> _Brief_:
From the first line of the data below, copy each line up to the one containing "1.0085, 1.0090, 1.0095]", and include that line too.

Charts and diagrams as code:
╭──

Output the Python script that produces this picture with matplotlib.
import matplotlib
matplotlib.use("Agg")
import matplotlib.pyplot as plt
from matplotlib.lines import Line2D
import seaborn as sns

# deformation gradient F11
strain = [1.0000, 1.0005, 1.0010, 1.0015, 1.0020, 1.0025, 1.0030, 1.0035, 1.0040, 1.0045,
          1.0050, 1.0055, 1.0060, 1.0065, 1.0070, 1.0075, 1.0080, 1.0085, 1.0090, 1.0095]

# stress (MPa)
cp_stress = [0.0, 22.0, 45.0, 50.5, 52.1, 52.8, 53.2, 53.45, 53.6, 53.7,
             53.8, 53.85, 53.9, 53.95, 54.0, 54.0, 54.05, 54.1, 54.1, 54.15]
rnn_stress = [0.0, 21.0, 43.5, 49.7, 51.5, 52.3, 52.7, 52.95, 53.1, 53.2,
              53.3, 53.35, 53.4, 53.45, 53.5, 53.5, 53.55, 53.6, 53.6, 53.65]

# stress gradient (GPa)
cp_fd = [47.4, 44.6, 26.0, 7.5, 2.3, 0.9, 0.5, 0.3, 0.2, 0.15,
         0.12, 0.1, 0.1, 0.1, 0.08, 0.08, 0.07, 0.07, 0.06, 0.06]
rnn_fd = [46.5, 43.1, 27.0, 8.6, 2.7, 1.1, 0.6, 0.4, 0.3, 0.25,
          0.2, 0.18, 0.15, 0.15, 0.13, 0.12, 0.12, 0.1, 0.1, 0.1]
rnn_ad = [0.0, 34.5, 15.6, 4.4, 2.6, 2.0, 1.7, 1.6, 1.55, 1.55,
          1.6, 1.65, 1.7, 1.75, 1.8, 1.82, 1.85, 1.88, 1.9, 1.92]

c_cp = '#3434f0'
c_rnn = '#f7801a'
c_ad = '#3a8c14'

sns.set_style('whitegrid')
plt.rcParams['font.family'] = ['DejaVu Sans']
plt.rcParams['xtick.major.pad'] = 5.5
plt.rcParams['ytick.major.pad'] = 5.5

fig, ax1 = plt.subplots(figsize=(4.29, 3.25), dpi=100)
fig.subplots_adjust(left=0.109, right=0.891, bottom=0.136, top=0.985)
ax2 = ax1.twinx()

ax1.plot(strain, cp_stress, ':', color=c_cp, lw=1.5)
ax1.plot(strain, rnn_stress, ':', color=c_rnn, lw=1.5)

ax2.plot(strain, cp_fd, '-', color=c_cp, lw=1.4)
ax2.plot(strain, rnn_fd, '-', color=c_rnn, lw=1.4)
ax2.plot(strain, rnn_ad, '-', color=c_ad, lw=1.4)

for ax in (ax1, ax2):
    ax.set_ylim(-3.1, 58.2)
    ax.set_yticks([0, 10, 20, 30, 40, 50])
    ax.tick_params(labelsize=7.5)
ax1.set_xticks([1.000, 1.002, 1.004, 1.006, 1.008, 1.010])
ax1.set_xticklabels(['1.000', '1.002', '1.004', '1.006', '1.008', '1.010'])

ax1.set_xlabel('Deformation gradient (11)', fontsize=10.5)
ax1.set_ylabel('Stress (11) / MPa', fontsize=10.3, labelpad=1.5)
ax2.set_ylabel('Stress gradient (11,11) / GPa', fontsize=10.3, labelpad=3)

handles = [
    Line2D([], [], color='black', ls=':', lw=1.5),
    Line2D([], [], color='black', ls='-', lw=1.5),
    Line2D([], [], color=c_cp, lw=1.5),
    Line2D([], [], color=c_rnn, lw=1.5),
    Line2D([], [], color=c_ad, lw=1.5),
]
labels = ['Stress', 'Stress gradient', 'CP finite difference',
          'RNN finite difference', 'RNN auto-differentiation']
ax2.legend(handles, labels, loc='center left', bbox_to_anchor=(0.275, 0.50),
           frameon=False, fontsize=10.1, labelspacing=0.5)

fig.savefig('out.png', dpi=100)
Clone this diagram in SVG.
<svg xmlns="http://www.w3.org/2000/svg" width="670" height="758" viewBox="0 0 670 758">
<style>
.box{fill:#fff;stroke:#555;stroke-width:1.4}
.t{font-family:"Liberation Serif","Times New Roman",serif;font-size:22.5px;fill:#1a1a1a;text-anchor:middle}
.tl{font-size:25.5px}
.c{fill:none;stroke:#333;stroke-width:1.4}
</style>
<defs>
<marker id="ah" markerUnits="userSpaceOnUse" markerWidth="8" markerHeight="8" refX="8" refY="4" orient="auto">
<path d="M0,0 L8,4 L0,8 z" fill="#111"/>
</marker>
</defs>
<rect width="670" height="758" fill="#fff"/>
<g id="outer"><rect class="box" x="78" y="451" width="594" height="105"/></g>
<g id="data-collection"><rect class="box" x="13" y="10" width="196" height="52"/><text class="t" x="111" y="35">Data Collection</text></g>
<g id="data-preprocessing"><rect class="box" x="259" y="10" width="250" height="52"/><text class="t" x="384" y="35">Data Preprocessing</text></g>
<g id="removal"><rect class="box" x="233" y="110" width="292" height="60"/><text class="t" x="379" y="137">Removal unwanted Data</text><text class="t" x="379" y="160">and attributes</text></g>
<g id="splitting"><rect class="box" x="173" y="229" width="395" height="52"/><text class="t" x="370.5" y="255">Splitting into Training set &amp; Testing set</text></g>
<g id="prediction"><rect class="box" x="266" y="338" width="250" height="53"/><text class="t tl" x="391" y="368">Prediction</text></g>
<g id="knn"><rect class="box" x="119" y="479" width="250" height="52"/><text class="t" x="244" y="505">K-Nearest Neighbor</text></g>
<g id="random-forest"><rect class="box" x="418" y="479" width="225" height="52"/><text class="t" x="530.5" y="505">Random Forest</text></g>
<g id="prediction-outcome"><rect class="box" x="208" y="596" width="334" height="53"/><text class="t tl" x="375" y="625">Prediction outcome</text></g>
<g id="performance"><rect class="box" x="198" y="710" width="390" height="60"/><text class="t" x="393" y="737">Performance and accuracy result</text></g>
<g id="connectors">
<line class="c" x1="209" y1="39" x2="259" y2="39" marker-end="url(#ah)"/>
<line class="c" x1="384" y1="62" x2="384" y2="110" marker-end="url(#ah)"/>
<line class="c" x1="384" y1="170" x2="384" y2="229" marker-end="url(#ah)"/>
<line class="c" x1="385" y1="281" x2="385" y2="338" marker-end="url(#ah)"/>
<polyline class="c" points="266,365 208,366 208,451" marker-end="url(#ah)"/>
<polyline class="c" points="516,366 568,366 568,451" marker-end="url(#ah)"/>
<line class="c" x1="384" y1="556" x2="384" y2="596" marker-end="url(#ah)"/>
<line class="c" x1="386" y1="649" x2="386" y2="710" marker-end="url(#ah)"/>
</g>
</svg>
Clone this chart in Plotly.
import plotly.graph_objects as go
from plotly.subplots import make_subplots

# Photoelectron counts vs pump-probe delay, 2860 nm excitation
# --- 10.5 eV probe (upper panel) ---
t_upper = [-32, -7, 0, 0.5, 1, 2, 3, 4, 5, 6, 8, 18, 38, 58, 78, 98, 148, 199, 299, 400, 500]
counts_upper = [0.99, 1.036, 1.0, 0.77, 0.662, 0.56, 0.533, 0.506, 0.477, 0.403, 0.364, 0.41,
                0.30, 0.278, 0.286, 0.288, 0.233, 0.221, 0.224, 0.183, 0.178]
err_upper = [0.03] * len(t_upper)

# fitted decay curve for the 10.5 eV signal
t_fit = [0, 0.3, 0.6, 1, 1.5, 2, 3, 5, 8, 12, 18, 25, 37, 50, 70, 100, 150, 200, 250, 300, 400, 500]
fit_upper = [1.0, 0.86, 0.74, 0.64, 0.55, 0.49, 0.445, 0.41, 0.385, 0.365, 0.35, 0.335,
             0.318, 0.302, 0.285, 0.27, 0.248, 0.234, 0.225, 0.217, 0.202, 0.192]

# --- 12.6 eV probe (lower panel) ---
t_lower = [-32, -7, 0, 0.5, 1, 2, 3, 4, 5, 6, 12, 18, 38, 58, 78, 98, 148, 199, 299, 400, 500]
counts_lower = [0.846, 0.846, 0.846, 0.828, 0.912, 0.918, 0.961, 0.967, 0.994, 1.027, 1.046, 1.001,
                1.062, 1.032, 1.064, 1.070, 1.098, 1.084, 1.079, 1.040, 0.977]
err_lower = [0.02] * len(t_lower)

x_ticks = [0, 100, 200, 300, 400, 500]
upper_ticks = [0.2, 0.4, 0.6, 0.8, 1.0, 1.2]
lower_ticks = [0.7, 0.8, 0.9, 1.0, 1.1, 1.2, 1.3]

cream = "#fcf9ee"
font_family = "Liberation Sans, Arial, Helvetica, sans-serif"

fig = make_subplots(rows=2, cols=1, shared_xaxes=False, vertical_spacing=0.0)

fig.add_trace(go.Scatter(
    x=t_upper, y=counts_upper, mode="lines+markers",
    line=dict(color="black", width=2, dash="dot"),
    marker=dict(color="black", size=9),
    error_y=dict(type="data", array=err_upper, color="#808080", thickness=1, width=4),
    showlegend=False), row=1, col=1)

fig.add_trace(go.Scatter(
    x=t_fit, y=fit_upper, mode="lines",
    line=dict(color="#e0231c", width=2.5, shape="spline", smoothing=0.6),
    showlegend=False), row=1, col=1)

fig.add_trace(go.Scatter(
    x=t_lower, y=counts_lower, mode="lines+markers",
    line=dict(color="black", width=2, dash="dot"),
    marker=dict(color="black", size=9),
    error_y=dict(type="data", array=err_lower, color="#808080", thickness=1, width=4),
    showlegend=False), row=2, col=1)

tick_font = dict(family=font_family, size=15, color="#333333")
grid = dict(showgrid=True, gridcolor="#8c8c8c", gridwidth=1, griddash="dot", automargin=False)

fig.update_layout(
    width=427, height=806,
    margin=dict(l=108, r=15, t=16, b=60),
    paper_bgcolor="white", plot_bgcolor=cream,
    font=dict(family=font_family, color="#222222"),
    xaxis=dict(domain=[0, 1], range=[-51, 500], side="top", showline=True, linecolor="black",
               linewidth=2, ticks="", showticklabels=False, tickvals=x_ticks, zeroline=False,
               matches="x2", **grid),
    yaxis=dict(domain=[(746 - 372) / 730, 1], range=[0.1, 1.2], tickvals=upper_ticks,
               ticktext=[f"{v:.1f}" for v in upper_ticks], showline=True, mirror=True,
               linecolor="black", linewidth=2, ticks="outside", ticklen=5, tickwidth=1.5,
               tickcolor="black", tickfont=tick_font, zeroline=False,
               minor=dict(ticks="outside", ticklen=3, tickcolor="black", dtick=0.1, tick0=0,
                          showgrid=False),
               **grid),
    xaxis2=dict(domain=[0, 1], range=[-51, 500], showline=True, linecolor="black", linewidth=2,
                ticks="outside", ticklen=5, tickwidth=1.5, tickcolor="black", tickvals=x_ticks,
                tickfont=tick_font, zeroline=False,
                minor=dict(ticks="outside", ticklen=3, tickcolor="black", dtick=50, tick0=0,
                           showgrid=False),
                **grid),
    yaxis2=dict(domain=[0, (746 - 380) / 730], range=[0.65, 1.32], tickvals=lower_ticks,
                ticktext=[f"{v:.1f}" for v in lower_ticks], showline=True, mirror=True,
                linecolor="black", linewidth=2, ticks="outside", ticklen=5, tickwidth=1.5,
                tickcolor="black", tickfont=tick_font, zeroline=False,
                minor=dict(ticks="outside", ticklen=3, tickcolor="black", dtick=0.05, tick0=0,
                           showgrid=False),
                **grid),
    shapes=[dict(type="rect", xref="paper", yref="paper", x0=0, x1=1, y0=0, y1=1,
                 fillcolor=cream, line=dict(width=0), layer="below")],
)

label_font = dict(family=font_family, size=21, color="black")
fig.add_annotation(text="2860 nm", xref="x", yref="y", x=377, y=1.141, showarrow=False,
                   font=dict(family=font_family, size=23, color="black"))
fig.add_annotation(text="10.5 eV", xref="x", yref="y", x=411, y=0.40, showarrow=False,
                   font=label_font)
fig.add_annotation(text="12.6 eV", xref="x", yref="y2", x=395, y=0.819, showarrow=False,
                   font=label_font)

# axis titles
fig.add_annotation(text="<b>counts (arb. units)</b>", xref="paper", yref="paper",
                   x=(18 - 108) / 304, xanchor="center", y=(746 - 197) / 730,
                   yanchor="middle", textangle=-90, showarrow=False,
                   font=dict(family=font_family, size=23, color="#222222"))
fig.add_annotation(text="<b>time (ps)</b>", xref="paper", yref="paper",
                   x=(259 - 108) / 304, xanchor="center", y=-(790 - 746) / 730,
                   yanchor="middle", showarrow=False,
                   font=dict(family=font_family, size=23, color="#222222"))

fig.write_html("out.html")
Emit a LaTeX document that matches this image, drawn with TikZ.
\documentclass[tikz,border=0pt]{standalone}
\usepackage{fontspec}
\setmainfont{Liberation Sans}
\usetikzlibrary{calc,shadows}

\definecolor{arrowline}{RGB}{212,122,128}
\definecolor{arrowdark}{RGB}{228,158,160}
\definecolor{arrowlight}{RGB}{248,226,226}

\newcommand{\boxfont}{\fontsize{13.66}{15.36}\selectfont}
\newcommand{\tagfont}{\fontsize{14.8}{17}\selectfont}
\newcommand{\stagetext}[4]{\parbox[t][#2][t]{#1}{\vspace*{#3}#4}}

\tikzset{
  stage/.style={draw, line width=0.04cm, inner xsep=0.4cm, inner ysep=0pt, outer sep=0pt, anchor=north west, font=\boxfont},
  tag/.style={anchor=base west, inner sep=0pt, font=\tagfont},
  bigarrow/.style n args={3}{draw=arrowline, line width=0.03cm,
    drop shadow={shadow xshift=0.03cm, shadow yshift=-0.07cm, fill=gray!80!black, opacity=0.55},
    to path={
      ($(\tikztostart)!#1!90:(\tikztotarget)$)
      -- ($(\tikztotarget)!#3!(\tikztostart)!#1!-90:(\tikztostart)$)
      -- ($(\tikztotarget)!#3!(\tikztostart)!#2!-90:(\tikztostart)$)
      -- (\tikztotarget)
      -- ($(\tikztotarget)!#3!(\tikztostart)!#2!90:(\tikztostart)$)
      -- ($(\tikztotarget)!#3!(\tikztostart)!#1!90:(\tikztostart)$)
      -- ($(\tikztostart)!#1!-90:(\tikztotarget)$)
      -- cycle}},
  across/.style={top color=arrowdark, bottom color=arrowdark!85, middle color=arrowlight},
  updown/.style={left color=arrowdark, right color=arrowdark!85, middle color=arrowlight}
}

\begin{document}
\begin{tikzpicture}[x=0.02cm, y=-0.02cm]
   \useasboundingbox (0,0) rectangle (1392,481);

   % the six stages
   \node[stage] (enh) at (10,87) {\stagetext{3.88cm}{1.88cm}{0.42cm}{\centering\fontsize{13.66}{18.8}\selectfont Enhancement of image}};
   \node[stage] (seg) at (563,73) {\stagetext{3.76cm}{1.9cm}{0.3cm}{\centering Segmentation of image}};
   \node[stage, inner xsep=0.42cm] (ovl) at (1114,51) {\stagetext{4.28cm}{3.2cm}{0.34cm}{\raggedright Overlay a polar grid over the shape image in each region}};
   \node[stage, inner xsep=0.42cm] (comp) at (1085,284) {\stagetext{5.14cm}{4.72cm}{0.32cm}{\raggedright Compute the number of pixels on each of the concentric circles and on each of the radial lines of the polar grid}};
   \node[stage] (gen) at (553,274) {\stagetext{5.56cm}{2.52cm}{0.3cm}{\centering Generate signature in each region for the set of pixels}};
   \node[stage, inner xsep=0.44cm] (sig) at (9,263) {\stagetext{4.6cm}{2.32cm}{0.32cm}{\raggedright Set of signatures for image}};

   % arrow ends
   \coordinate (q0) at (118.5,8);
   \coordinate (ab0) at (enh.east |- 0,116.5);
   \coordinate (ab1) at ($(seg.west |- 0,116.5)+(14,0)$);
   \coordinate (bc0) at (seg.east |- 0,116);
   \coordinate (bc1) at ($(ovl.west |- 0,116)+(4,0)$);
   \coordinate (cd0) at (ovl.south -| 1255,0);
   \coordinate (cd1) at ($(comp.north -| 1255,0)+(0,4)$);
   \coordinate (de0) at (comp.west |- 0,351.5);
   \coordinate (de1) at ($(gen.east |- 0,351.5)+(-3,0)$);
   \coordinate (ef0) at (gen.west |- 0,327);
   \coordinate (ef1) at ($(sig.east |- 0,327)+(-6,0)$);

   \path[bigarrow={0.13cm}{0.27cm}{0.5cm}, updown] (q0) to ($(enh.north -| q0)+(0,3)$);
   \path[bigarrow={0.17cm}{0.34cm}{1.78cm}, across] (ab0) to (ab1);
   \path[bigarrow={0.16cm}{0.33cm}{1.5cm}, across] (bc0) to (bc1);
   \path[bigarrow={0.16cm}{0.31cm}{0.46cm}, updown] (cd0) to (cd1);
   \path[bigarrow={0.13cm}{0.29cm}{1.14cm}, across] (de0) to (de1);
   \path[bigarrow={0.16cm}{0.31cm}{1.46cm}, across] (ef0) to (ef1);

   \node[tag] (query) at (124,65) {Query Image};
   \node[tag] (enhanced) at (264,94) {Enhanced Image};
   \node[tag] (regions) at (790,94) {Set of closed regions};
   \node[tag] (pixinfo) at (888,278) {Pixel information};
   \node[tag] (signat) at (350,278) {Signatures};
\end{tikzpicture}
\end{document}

╰──

> _Task response_:
Output the Python script that produces this picture with matplotlib.
import matplotlib
matplotlib.use("Agg")
import matplotlib.pyplot as plt
from matplotlib.lines import Line2D
import seaborn as sns

# deformation gradient F11
strain = [1.0000, 1.0005, 1.0010, 1.0015, 1.0020, 1.0025, 1.0030, 1.0035, 1.0040, 1.0045,
          1.0050, 1.0055, 1.0060, 1.0065, 1.0070, 1.0075, 1.0080, 1.0085, 1.0090, 1.0095]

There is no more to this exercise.